Berbeda dengan peserta didik yang dilindungi UU serperti UU perlindungan anak, HAM, guru dalam menjalankan tugasnya (baca:mengajar) belum ada aturan yang melindungi keamanan mereka secara maksimal. Padahal tugas mereka mulia, mencerdaskan anak bangsa. Ini memang ironi. Sehingga para guru kerapkali kalah di depan hukum ketika diadukan oleh peserta didik terkait dugaan kekerasan dalam proses belajar mengajar. Hal ini menjadi pekerjaan rumah pemerintah di waktu yang akan datang yang wajib diperioritaskan.
Fase Pendidikan
Kembali ke persoalan menghajar dalam mengajar. Dalam buku Orang Tuanya Manusia,Munif Chatib (2012) mengutif sebuah hadist Rasulullah SAW membagi fase mendidik anak menjadi tiga. Tujuh tahun pertama (usia 0-7 tahun) jadikanlah anak sebagai raja. Tujuh tahun kedua (usia 8-14 tahun) perlakukan anak sebagai pembantu. Tujuh tahun ketiga (usia 15-21 tahun) jadikan mereka laksana wazir menteri dalam bahasa Sayidina Ali bin Abi Thalib ra sebagai sahabat.

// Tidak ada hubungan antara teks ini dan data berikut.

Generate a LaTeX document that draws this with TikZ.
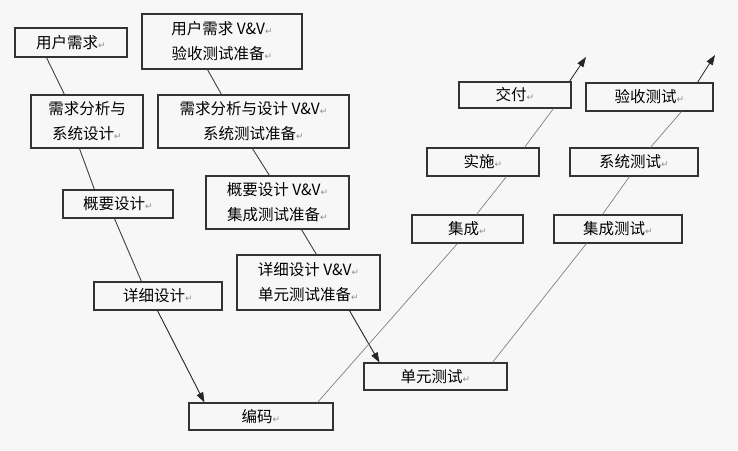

Fase pertama adalah tanggung jawab orang tua sepenunya dalam keluarga. Dalam fase ini tidak boleh ada kekerasan fisik atau psikis sekecil atau seringan apa pun. Mereka adalah para raja. Orang tua harus melayani kebutuhan mereka dengan penuh kasih sayang. Menyuapi, memandikan, dan seterusnya. Seorang raja tentu tak bisa disuruh-suruh atau diatur..Jangan bentak mereka apalagi memukul. Biarkan mereka bermain. Bagi mereka tidak diperkenankan adanya aturan. Bukankah mereka raja?